# [EXERCISE PROMPT]
From the first line of the data below through the line bearing "ax = fig.add_axes([0.162, 0.162, 0.789, 0.791])", reproduce each line exactly; do not include pictures.

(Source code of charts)
---+---

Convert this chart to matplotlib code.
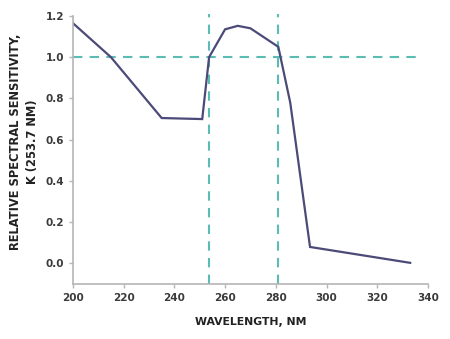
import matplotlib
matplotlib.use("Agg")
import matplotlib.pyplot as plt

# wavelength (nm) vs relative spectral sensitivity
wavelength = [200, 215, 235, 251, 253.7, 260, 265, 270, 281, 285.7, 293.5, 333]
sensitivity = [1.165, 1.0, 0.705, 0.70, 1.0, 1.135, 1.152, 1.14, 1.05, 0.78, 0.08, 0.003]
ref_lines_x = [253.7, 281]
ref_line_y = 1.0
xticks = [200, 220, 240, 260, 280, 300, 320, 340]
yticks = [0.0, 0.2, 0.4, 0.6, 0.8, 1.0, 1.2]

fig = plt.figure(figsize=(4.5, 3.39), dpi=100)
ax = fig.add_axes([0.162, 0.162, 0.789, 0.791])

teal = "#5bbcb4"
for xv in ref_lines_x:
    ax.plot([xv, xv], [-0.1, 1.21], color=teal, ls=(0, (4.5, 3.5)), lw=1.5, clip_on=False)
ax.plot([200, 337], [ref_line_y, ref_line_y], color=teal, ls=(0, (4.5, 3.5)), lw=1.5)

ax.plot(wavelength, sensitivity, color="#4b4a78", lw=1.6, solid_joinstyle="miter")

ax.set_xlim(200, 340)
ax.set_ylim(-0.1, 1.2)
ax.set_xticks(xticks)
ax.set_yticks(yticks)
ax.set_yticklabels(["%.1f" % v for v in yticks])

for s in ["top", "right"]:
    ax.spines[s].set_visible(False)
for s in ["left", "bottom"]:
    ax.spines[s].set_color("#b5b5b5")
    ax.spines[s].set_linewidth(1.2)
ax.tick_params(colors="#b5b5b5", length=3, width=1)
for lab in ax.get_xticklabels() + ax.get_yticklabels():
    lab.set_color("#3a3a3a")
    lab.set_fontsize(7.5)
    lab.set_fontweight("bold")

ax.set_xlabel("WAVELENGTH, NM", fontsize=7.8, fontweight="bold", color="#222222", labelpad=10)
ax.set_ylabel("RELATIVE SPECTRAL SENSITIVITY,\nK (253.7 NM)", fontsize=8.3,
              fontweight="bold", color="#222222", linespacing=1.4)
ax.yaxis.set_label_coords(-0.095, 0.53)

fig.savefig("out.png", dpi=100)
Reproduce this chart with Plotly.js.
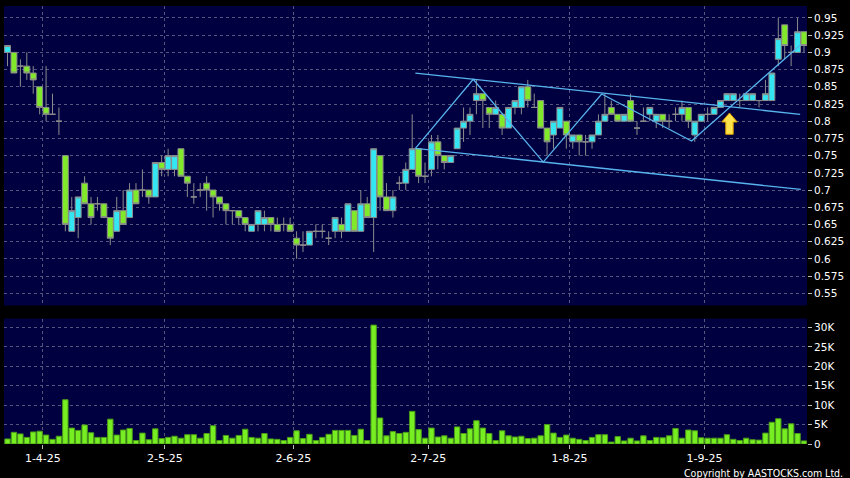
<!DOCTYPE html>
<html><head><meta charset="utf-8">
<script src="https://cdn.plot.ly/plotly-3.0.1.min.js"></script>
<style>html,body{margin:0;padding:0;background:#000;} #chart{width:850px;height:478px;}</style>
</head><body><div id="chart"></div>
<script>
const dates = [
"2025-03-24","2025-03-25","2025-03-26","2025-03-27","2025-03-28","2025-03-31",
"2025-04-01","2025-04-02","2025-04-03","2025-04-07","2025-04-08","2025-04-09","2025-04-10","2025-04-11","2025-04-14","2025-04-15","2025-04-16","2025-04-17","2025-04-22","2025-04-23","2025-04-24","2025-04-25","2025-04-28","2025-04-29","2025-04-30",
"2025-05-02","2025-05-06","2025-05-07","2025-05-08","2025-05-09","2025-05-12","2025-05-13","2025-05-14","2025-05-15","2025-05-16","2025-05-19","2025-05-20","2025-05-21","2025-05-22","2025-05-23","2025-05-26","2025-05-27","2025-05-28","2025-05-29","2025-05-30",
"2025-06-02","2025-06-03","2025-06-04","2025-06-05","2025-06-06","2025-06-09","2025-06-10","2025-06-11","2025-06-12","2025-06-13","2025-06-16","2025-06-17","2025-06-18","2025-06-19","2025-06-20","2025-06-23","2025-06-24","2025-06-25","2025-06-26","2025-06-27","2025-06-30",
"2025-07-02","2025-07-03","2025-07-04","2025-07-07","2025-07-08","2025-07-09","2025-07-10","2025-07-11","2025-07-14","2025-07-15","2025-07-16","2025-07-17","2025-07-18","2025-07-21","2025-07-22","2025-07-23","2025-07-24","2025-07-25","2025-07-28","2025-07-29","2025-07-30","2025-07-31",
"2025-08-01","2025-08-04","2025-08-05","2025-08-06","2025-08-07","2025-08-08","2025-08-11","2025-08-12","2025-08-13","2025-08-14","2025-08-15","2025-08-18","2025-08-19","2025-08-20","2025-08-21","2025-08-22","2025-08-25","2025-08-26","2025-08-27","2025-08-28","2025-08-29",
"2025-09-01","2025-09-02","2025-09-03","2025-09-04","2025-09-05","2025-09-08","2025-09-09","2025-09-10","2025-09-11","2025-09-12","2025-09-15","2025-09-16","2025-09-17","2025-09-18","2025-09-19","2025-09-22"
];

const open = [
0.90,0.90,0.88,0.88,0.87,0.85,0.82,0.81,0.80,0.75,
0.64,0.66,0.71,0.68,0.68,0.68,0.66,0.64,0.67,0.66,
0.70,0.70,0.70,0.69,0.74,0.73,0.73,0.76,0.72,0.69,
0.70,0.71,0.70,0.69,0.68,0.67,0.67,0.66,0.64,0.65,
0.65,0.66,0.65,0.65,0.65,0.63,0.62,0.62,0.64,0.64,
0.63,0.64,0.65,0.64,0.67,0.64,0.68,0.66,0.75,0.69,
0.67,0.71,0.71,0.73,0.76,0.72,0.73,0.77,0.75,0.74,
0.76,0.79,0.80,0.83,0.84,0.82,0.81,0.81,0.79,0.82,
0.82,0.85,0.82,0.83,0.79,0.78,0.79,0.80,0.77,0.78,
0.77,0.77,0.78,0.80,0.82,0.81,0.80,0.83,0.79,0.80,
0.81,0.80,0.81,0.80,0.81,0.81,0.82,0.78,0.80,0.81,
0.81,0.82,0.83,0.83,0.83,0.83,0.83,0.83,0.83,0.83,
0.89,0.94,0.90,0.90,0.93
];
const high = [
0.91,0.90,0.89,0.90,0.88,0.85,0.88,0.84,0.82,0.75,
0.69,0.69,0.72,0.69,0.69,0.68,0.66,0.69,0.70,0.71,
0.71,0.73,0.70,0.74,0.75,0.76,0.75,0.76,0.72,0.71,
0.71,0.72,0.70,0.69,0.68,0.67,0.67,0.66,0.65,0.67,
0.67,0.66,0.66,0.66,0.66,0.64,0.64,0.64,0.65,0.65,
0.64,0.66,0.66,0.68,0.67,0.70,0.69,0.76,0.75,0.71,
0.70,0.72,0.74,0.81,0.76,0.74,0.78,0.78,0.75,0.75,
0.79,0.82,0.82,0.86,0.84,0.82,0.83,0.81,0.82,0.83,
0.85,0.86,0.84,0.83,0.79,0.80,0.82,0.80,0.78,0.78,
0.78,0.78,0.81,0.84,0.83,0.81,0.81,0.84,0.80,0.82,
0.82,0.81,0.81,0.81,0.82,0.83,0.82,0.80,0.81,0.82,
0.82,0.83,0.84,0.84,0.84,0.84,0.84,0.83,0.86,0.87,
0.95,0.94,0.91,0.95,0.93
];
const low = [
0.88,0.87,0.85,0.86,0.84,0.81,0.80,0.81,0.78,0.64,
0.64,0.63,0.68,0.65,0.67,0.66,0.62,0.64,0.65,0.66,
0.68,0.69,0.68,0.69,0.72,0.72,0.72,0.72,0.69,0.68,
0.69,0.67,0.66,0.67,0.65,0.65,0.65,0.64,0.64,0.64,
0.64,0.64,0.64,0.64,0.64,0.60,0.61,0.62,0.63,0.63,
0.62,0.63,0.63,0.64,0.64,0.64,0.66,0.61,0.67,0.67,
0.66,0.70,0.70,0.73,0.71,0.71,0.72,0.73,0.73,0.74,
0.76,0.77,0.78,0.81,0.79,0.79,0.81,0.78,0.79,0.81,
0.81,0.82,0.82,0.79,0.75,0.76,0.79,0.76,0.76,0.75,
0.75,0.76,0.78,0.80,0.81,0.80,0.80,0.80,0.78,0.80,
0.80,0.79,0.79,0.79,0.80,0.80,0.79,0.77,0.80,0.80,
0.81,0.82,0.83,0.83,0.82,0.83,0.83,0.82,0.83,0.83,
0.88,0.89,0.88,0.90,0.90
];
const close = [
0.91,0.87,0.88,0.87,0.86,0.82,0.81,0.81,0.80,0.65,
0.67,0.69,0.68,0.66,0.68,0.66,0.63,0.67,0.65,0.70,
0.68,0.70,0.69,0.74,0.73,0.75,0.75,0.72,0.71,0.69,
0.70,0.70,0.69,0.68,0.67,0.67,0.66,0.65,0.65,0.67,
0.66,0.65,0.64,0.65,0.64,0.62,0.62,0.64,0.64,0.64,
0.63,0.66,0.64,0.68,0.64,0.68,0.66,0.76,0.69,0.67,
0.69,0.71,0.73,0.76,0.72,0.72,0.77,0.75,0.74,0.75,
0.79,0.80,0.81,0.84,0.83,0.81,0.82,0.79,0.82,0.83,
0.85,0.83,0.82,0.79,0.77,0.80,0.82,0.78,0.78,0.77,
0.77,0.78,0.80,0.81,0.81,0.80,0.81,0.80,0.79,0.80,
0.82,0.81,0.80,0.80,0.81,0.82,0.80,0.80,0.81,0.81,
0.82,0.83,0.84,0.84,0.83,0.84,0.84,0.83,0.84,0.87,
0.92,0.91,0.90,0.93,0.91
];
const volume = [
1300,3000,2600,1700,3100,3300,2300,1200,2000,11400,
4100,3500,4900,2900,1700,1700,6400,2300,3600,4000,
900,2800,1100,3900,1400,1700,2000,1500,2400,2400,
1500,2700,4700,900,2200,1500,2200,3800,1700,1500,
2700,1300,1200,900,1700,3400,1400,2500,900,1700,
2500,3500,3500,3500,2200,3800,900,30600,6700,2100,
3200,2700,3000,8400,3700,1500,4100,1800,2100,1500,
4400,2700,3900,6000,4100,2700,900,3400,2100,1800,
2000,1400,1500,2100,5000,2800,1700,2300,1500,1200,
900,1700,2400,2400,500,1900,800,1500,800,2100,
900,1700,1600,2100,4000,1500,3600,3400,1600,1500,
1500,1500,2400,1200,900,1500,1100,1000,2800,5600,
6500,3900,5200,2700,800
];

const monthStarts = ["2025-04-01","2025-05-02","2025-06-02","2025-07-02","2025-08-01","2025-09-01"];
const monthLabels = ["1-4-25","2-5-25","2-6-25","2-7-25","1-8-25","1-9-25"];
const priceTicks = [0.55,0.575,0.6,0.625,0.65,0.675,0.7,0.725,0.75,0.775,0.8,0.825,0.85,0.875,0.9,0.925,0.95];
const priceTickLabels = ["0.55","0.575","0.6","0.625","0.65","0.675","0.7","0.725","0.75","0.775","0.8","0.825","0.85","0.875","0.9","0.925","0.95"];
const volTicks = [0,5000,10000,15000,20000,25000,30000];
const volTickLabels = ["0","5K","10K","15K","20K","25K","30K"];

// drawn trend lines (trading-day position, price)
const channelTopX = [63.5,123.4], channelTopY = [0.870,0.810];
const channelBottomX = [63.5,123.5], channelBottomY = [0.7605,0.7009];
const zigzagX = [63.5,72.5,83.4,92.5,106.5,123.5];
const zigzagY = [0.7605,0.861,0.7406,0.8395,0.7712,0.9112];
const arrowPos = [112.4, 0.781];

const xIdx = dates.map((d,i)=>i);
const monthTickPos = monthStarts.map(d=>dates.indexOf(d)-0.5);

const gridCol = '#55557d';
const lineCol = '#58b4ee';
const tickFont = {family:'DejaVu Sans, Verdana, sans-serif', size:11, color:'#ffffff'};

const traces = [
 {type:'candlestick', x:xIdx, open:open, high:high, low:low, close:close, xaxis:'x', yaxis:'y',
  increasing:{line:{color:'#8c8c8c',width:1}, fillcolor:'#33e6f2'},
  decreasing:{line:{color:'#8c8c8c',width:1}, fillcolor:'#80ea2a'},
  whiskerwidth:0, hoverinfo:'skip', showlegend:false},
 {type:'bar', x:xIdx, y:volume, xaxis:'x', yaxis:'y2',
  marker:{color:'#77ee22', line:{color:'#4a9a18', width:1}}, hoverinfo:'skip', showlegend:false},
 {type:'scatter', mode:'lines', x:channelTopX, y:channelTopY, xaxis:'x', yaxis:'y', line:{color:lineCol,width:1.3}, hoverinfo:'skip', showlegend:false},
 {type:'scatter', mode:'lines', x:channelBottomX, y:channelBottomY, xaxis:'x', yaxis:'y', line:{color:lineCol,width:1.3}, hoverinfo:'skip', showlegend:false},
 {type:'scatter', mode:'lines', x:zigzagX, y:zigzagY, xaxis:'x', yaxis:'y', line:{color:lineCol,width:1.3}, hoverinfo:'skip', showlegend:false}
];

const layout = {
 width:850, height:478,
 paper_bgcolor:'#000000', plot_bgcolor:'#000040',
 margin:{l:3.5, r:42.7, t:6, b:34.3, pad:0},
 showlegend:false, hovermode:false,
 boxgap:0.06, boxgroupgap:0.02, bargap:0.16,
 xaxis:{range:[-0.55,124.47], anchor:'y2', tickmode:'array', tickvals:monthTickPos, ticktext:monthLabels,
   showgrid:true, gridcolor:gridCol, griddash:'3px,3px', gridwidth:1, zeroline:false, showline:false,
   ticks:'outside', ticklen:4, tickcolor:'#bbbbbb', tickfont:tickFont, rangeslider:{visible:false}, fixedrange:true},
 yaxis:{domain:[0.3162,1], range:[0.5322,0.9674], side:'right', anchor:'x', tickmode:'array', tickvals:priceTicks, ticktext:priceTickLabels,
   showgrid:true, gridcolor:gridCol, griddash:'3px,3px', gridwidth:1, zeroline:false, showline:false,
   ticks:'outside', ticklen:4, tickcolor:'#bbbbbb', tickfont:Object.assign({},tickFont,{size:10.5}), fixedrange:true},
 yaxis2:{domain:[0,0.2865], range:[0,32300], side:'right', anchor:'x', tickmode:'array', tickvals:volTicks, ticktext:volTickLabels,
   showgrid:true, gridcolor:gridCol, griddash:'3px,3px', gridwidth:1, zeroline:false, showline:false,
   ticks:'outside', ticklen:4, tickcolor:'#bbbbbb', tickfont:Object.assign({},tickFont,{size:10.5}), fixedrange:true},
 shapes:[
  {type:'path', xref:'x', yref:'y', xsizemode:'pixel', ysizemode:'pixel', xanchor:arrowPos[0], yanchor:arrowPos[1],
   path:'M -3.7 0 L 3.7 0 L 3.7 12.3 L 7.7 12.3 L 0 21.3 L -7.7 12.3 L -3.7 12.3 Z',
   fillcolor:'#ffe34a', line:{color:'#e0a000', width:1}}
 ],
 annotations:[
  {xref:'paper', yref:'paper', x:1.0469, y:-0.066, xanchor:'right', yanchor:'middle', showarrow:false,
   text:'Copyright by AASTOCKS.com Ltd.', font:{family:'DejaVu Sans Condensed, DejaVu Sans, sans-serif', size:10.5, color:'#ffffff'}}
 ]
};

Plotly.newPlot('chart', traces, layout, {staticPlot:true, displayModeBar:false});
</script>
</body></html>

---+---

# [COMPLETE OUTPUT]
Convert this chart to matplotlib code.
import matplotlib
matplotlib.use("Agg")
import matplotlib.pyplot as plt

# wavelength (nm) vs relative spectral sensitivity
wavelength = [200, 215, 235, 251, 253.7, 260, 265, 270, 281, 285.7, 293.5, 333]
sensitivity = [1.165, 1.0, 0.705, 0.70, 1.0, 1.135, 1.152, 1.14, 1.05, 0.78, 0.08, 0.003]
ref_lines_x = [253.7, 281]
ref_line_y = 1.0
xticks = [200, 220, 240, 260, 280, 300, 320, 340]
yticks = [0.0, 0.2, 0.4, 0.6, 0.8, 1.0, 1.2]

fig = plt.figure(figsize=(4.5, 3.39), dpi=100)
ax = fig.add_axes([0.162, 0.162, 0.789, 0.791])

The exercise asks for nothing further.